- REQUIREMENTS
Copy, in full, each line of the material that holds the word "picture".

- RECORDED DATA
— Start —
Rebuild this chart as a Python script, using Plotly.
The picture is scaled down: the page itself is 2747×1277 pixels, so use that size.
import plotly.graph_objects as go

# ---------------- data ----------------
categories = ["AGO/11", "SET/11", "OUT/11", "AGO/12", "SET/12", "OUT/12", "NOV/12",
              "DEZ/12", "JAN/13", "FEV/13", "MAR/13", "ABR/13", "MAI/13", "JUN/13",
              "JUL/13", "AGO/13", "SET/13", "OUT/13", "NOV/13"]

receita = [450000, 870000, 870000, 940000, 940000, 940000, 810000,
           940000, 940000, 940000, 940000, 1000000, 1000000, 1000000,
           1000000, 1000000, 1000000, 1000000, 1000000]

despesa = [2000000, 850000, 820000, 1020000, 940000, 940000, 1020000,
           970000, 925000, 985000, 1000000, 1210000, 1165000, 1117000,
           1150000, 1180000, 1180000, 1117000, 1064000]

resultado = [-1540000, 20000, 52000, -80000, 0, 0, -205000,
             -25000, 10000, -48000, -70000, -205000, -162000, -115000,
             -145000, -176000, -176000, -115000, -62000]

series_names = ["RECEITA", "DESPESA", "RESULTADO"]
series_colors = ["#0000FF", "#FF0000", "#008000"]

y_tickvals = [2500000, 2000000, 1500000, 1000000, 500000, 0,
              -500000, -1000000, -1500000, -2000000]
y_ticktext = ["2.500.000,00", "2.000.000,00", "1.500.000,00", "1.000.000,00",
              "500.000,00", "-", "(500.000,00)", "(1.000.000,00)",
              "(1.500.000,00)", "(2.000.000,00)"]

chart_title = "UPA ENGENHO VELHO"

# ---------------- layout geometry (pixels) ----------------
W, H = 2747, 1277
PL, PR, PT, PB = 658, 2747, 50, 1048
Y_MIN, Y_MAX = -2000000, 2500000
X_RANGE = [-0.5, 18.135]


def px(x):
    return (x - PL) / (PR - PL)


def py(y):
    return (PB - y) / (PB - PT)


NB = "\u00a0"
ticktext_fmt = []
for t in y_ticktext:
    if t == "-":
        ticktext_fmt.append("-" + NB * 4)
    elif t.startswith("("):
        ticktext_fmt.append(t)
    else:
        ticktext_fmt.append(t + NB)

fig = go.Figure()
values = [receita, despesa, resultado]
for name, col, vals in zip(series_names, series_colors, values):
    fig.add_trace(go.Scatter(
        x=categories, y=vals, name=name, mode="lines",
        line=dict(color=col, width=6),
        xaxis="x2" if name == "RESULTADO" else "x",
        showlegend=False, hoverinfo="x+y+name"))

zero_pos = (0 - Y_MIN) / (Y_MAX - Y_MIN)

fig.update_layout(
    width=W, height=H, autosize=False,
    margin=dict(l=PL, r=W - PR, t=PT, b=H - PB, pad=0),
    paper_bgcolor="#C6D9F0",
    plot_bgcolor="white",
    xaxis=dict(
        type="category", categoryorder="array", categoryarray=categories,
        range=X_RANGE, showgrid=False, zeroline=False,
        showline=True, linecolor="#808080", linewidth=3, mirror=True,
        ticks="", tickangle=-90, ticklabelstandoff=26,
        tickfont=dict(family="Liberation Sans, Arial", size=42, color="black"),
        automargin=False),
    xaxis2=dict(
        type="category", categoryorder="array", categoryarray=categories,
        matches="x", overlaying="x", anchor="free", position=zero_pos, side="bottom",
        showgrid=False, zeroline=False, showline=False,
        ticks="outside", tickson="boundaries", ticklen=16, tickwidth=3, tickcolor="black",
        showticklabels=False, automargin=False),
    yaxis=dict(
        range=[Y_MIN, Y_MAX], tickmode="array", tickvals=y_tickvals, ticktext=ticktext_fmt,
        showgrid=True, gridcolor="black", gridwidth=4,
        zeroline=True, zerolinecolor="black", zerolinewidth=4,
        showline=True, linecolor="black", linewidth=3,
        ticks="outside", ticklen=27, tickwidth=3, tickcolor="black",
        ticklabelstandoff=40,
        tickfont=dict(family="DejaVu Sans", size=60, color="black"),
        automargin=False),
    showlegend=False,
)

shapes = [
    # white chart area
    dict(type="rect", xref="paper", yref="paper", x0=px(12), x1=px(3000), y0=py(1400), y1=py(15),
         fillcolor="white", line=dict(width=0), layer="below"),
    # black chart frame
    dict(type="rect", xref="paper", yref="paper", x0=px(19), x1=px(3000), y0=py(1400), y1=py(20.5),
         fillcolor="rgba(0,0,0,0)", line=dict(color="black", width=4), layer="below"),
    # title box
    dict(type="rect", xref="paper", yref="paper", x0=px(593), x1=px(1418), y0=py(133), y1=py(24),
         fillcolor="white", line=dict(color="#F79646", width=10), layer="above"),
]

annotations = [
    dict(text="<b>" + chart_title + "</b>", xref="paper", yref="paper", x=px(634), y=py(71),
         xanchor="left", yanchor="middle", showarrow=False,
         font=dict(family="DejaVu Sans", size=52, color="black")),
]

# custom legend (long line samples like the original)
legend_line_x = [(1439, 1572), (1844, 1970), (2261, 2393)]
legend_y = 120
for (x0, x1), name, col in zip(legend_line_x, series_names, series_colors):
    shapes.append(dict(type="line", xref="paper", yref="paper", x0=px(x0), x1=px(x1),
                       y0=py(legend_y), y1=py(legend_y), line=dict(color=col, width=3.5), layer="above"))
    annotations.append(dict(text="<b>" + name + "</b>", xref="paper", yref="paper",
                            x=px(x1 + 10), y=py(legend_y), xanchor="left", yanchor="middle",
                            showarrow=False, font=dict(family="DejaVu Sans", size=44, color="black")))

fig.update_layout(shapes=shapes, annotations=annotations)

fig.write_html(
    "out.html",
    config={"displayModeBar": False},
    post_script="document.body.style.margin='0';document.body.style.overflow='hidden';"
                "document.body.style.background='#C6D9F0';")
— End —
— Start —
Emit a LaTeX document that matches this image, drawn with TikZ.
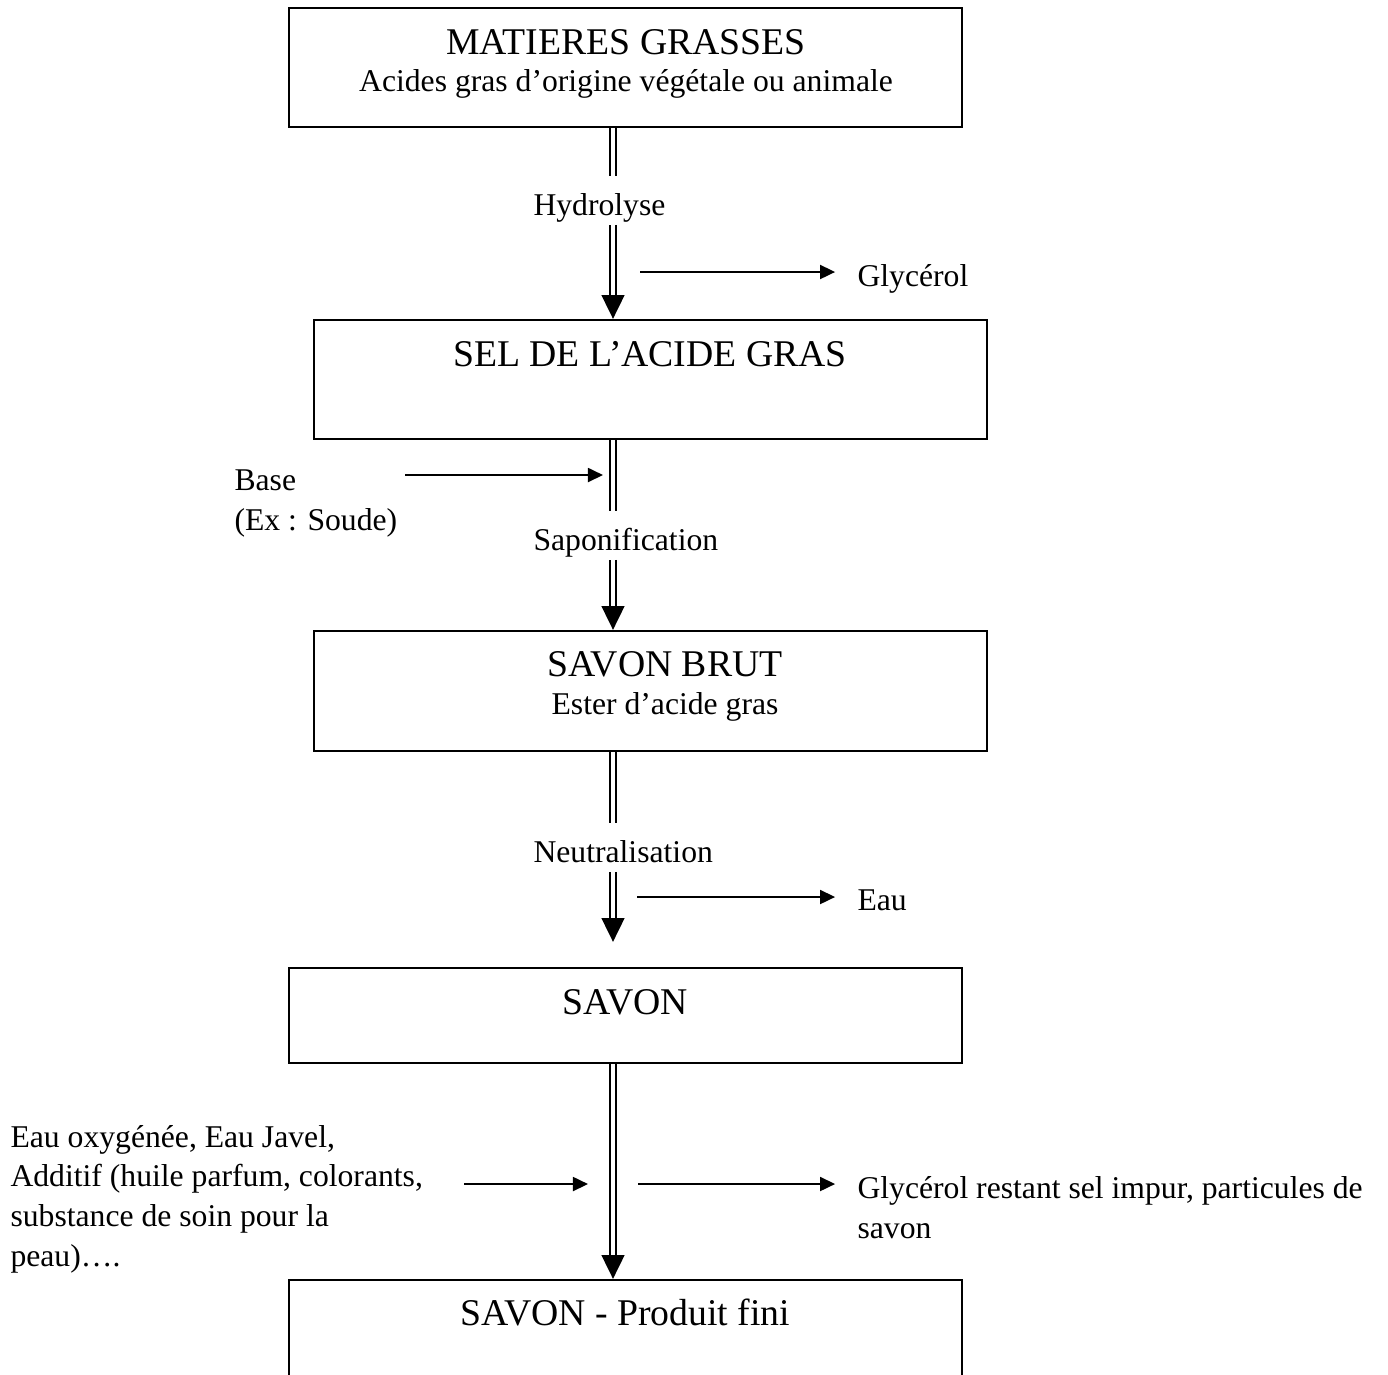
— End —
- OUTPUT FOR THIS EXERCISE
The picture is scaled down: the page itself is 2747×1277 pixels, so use that size.

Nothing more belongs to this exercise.